Excerpted records:

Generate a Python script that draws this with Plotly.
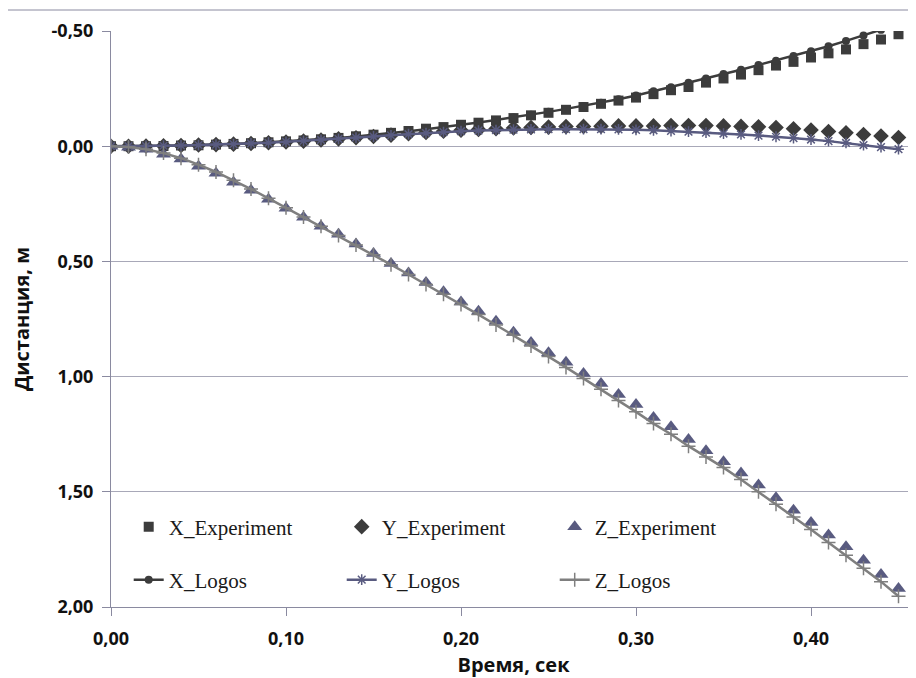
* * *
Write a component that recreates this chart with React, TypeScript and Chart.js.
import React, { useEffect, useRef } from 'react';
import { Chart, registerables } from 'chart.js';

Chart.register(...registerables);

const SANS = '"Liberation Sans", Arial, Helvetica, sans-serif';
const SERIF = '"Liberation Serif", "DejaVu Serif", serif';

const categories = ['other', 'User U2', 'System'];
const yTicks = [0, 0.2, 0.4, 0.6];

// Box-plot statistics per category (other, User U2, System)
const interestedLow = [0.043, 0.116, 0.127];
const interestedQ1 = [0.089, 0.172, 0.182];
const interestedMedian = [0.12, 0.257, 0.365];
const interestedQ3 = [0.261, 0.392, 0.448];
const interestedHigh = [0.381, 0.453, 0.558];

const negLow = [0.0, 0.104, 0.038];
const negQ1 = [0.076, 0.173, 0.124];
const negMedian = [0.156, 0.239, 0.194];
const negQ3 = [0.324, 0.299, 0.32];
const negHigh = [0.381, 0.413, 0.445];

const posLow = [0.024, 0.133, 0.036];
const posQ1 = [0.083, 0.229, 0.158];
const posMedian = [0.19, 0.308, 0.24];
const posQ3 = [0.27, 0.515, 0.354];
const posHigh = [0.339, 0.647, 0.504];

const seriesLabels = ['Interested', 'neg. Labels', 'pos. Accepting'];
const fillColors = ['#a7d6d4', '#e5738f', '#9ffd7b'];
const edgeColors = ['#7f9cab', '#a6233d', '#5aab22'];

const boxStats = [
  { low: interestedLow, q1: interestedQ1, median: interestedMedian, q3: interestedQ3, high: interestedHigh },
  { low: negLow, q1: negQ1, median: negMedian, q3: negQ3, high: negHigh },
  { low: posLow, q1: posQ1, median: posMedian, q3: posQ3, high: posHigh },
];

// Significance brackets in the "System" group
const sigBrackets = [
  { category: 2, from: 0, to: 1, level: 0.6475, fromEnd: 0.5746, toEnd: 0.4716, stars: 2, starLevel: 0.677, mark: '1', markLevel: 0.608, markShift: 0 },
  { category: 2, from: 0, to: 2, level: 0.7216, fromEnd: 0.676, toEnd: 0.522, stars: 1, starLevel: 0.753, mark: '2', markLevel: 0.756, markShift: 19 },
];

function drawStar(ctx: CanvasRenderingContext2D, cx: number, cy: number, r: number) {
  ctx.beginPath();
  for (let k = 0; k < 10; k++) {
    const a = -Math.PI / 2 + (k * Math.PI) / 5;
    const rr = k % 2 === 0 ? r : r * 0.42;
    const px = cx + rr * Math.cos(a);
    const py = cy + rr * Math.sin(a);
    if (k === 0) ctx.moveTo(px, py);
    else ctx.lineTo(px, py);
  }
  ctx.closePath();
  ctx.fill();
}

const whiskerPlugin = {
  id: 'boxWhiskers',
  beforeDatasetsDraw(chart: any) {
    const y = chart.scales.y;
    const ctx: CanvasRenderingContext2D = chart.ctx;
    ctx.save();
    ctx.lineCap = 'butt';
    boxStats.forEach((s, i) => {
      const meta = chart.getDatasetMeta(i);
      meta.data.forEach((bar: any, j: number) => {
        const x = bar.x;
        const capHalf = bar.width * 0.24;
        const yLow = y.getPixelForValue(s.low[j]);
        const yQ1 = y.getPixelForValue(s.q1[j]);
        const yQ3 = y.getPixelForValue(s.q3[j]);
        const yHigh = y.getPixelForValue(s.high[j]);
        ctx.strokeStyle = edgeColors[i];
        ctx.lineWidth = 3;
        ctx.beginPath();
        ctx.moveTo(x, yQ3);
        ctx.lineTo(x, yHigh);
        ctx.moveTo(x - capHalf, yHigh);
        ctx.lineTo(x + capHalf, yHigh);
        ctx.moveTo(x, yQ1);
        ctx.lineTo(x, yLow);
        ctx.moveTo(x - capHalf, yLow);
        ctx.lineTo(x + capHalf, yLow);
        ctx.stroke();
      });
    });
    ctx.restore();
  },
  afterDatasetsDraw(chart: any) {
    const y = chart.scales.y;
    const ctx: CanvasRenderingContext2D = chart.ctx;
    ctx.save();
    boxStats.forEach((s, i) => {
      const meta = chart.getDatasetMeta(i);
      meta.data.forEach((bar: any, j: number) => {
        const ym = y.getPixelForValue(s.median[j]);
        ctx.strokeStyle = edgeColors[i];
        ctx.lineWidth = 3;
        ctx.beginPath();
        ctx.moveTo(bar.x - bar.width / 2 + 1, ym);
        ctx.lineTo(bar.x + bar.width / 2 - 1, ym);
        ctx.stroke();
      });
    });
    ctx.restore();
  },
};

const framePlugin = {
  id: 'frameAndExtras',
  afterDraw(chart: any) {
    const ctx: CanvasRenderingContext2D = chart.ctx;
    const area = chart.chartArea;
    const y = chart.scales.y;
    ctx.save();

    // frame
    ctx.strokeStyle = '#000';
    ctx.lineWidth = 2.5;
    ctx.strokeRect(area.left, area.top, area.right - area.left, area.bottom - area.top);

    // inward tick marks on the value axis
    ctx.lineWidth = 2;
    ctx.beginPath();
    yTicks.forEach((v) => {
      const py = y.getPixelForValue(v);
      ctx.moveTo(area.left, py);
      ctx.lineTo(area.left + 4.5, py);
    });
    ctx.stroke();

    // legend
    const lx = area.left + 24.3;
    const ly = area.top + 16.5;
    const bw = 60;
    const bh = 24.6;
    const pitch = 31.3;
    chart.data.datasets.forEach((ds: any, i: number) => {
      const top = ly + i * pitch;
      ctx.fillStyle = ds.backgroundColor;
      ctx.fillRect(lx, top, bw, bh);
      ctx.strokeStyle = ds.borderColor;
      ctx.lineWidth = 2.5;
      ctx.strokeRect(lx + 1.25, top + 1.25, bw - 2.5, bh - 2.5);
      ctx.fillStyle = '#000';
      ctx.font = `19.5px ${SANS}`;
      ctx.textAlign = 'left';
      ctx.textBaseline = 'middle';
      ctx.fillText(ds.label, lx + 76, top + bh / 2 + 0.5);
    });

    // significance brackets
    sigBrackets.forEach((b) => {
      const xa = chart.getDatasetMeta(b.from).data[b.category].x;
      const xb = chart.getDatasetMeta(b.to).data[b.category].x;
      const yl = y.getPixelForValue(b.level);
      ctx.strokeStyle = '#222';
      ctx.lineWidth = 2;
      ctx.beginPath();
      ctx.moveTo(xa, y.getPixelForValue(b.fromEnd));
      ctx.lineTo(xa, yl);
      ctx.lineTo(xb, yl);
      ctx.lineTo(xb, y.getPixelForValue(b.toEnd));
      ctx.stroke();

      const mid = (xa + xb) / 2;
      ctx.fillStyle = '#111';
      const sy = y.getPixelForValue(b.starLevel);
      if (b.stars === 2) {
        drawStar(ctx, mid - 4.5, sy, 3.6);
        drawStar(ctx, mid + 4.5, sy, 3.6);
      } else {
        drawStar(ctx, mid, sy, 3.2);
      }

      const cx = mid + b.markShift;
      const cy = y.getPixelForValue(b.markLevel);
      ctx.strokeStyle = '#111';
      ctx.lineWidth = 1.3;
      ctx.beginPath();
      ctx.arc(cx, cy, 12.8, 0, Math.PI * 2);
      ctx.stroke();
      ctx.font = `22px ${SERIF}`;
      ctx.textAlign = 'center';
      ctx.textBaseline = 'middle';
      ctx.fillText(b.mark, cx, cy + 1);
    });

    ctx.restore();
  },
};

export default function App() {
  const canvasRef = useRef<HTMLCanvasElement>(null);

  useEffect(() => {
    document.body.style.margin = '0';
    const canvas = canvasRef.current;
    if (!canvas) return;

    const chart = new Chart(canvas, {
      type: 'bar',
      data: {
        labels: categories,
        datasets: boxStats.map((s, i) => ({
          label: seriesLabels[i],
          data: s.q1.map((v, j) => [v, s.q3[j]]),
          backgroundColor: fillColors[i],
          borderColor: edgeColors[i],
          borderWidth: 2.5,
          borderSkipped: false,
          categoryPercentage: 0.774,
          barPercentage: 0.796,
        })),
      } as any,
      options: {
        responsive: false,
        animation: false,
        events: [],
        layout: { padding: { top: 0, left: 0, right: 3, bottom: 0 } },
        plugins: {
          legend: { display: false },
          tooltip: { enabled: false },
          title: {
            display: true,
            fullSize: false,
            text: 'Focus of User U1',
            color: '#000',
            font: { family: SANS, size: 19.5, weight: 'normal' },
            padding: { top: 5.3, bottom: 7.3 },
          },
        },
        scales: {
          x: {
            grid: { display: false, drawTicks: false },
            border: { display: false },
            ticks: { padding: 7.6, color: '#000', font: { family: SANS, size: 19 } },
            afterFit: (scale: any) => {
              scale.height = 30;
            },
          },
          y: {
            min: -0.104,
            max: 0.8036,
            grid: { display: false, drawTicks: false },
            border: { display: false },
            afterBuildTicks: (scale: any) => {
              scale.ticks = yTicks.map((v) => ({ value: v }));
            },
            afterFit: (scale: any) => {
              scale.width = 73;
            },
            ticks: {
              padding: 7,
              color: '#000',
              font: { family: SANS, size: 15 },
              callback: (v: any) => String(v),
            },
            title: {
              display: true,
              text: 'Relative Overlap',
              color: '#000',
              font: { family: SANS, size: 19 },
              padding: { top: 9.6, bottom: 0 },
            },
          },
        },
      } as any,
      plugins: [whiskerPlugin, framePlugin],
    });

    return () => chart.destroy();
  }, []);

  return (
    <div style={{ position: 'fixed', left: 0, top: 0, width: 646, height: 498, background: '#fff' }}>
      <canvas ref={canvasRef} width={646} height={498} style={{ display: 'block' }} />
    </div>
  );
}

Set problem: Scan the material above. Copy each line where "with" occurs.

Answer for the task:
Generate a Python script that draws this with Plotly.
Write a component that recreates this chart with React, TypeScript and Chart.js.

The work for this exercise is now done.